Quote exactly the lines from the line containing "Write a Python" to the line containing "purple = '#7F7DB5'", both lines included, please, and nothing more.

+++ RECORDS SHOWN

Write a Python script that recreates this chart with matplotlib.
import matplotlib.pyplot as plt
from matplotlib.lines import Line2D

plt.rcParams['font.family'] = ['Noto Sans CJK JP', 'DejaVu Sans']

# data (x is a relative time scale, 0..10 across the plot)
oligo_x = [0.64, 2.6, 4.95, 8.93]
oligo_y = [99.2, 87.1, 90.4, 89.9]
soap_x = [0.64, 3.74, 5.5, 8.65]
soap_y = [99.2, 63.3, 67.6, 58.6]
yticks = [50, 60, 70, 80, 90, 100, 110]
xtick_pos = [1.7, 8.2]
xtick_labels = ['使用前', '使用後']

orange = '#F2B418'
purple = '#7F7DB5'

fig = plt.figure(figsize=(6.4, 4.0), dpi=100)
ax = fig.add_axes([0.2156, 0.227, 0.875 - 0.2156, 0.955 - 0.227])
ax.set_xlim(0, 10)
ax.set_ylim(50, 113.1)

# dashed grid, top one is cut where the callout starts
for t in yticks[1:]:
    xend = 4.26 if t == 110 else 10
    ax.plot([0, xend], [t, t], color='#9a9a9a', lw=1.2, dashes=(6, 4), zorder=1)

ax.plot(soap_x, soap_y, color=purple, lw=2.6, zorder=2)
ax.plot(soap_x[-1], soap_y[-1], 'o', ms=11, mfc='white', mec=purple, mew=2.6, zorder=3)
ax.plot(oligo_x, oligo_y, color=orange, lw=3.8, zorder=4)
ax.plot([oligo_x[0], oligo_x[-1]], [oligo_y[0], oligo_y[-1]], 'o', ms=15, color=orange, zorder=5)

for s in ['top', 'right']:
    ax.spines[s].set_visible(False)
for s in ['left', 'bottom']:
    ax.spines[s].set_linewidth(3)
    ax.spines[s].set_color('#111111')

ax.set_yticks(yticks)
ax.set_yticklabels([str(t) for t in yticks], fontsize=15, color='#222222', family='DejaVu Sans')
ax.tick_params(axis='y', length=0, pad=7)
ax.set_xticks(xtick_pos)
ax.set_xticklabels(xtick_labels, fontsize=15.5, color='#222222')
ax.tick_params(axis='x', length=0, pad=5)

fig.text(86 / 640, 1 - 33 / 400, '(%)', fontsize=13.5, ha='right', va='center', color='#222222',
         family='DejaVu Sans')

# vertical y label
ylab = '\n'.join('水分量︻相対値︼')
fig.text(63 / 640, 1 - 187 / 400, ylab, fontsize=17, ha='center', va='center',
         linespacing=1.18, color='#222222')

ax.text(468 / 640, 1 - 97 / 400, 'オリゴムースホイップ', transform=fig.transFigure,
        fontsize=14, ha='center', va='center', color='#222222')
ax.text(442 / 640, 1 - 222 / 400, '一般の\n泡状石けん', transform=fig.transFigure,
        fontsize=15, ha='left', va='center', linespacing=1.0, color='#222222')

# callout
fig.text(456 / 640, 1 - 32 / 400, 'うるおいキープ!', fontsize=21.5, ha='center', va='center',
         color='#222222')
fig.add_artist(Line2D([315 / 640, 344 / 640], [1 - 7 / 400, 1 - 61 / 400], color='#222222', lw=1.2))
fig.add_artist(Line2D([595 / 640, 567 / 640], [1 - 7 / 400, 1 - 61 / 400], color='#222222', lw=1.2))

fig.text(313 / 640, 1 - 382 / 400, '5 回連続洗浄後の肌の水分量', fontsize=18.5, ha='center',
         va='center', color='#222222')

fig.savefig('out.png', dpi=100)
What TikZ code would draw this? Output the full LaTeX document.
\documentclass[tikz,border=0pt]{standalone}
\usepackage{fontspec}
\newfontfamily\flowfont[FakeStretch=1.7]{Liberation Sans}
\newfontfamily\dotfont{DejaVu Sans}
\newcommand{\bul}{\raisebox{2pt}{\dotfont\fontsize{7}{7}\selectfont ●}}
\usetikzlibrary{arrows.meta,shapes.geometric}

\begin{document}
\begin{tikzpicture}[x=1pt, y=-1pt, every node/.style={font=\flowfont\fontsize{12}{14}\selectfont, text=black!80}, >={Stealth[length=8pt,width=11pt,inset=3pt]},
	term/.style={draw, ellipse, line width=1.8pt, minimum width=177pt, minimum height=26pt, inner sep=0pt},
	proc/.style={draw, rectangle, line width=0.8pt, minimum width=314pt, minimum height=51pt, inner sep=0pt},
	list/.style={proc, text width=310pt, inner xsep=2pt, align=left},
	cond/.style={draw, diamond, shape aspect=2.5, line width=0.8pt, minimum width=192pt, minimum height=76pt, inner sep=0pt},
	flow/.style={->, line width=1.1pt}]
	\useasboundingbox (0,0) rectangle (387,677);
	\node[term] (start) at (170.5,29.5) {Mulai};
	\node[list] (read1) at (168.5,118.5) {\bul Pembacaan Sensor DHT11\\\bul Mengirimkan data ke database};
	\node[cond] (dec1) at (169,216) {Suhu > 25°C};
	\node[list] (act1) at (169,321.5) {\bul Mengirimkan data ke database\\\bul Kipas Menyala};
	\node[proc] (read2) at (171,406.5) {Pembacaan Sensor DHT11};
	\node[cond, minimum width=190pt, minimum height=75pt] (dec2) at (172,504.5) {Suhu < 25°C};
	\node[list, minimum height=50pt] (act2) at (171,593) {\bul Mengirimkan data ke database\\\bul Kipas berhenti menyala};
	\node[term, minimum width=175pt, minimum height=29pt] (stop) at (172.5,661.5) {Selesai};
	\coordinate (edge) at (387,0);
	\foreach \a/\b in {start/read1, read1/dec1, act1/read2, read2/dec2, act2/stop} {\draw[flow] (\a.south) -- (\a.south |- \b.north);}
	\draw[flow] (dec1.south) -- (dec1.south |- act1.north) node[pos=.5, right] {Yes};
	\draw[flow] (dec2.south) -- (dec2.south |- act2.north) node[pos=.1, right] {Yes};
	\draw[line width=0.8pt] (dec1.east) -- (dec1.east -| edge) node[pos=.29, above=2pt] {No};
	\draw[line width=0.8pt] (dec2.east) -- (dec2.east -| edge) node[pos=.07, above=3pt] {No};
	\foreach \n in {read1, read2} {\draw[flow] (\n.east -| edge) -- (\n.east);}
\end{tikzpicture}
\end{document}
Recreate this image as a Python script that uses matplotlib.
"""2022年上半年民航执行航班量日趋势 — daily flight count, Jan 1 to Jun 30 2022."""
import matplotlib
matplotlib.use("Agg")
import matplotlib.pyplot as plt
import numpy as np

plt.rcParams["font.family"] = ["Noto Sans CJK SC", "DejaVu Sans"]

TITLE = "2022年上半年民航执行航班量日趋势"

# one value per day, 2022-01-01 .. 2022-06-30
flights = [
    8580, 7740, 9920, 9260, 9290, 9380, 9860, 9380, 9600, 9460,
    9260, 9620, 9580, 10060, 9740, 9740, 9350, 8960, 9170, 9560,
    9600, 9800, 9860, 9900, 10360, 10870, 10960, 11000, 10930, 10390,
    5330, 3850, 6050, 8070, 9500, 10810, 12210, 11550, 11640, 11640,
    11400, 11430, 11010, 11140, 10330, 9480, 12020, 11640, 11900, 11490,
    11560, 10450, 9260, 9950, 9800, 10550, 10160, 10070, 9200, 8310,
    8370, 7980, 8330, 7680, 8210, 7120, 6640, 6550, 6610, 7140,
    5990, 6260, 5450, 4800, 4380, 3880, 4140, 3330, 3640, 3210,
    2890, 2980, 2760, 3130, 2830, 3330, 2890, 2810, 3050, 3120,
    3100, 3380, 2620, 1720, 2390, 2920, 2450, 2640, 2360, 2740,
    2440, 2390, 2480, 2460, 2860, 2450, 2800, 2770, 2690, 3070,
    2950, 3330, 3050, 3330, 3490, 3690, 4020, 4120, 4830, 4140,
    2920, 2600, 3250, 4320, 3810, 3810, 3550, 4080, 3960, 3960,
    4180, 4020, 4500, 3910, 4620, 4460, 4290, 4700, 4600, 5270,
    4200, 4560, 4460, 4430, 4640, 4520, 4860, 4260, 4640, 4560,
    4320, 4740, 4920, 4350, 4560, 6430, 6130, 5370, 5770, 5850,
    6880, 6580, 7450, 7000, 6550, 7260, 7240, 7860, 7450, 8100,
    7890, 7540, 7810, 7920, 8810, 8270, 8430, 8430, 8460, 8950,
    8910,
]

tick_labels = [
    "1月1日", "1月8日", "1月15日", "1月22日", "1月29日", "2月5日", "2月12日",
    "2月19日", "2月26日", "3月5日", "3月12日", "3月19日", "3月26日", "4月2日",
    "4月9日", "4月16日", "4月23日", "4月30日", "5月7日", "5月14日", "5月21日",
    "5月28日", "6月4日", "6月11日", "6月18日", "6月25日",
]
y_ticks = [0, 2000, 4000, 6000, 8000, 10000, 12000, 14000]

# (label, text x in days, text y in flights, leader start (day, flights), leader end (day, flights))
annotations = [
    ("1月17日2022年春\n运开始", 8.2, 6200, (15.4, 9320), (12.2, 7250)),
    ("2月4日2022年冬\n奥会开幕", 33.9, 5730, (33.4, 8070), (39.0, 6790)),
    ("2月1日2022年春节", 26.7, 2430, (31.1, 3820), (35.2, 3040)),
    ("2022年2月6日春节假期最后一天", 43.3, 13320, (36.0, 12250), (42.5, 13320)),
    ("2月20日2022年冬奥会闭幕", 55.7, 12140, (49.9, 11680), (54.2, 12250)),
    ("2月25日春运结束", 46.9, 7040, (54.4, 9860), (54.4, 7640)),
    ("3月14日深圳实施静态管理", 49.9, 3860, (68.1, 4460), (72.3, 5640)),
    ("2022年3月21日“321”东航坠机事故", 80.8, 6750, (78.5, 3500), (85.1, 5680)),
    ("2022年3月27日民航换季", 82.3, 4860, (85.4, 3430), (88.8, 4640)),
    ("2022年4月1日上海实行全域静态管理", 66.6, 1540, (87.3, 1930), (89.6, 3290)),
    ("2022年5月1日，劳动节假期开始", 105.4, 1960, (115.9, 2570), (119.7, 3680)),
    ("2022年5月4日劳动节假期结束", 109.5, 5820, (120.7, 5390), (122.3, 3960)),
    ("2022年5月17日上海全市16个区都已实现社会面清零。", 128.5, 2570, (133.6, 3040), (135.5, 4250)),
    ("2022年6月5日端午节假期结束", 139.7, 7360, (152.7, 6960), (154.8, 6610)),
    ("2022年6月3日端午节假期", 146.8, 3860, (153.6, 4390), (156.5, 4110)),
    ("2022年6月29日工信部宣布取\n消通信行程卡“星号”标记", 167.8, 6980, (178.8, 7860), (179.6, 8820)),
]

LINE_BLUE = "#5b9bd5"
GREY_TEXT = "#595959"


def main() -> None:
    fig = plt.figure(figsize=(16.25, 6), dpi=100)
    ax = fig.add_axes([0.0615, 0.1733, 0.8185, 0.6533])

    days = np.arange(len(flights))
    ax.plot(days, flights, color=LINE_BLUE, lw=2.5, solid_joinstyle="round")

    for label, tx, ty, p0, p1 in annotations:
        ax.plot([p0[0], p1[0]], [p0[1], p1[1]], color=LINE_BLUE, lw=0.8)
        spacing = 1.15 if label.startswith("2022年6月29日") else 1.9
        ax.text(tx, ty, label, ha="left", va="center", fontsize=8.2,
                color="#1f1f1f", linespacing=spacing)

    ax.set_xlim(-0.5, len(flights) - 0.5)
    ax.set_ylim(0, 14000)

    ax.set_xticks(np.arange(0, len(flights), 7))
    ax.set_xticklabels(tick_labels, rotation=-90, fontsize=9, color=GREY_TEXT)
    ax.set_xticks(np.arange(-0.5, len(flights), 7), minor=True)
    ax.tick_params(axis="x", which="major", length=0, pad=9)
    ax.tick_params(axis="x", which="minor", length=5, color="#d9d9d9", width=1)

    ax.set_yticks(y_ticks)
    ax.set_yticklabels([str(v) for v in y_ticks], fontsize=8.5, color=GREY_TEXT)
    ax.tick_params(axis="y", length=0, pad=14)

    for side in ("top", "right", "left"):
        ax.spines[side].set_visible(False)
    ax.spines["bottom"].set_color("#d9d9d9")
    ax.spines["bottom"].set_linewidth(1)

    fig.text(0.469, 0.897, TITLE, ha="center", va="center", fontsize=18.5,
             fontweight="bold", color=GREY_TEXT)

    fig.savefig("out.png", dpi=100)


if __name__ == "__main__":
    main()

++++++
+++ RECORDS SHOWN

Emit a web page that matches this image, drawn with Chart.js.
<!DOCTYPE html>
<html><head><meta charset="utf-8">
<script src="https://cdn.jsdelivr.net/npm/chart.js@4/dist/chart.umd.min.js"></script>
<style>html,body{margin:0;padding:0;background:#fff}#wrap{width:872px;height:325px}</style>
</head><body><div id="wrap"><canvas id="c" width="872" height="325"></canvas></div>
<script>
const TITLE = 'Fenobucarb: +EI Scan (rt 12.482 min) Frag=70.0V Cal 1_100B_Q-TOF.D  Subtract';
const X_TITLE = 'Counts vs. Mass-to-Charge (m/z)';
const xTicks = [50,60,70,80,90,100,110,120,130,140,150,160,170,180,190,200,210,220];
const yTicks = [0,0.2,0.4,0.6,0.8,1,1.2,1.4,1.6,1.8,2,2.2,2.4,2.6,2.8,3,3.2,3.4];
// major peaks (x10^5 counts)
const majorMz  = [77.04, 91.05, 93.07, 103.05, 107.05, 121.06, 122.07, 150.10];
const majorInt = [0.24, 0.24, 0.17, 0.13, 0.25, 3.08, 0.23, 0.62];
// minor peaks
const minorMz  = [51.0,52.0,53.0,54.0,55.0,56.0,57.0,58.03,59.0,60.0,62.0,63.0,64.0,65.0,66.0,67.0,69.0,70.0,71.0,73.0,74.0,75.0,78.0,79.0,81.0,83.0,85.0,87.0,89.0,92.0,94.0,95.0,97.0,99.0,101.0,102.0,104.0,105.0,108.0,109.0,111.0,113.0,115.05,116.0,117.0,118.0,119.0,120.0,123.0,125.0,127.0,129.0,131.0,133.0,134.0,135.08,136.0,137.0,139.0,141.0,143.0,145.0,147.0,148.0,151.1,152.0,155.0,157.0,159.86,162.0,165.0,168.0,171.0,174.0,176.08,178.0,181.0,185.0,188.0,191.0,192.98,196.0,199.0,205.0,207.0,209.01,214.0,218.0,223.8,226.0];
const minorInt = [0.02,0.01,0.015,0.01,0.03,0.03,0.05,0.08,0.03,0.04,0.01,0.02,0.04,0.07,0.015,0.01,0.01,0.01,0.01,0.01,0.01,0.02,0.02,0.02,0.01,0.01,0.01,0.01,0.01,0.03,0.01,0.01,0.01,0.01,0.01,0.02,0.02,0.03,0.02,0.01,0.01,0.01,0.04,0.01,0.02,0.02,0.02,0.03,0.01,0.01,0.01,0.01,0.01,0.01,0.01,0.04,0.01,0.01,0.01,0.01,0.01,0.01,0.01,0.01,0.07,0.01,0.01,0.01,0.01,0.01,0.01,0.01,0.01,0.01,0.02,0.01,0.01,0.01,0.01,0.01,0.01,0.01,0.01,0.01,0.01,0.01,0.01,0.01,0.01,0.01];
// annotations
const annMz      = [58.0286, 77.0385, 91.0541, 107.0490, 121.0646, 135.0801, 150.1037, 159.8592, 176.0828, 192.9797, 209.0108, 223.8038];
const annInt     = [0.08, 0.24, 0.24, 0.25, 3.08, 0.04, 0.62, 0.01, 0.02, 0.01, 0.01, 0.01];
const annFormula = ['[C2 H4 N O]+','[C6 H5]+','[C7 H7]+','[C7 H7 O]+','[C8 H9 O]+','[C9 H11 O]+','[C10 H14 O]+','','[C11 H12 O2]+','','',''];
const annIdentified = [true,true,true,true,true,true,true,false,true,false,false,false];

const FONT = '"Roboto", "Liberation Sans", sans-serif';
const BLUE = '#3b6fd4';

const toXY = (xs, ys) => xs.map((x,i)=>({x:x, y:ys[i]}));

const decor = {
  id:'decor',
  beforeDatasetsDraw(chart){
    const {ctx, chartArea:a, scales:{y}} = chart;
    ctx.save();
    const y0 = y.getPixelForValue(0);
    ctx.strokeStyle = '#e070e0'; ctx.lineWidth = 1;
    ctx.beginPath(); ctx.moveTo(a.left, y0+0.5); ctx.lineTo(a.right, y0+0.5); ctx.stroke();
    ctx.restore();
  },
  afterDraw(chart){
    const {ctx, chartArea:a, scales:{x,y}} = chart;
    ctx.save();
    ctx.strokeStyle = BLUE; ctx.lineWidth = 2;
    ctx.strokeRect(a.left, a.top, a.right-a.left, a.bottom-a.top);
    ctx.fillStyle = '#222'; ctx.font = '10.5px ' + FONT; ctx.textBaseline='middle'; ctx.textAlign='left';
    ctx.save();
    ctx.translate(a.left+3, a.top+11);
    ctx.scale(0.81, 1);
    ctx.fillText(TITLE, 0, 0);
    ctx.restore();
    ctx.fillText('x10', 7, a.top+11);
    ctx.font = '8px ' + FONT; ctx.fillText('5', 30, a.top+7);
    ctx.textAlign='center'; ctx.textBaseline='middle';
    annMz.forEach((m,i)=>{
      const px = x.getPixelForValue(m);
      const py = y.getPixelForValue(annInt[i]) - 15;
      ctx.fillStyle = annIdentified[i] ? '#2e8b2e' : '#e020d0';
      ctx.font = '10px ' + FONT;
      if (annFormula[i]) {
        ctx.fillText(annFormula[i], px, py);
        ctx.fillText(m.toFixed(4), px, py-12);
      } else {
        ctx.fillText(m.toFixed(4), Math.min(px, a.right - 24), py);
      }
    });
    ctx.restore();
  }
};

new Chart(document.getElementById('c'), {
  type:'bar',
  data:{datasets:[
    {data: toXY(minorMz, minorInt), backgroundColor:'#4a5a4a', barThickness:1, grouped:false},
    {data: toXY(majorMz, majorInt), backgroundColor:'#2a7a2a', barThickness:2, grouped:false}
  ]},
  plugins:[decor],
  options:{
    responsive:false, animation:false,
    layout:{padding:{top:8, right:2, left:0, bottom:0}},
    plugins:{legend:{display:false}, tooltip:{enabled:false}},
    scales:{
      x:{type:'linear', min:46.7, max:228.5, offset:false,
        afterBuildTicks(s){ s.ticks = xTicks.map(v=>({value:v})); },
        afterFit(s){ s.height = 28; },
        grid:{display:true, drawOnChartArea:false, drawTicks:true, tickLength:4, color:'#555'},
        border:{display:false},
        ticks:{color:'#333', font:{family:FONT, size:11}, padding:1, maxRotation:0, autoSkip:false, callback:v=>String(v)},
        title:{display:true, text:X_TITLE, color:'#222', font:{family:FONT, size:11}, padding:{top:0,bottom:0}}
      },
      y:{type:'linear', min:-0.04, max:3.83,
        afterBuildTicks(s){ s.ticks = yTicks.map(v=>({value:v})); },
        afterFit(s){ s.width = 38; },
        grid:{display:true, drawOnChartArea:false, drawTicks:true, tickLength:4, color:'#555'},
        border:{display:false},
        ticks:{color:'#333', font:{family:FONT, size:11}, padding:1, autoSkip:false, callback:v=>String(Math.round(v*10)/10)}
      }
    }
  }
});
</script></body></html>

++++++

_PROBLEM SOLUTION_:
Write a Python script that recreates this chart with matplotlib.
import matplotlib.pyplot as plt
from matplotlib.lines import Line2D

plt.rcParams['font.family'] = ['Noto Sans CJK JP', 'DejaVu Sans']

# data (x is a relative time scale, 0..10 across the plot)
oligo_x = [0.64, 2.6, 4.95, 8.93]
oligo_y = [99.2, 87.1, 90.4, 89.9]
soap_x = [0.64, 3.74, 5.5, 8.65]
soap_y = [99.2, 63.3, 67.6, 58.6]
yticks = [50, 60, 70, 80, 90, 100, 110]
xtick_pos = [1.7, 8.2]
xtick_labels = ['使用前', '使用後']

orange = '#F2B418'
purple = '#7F7DB5'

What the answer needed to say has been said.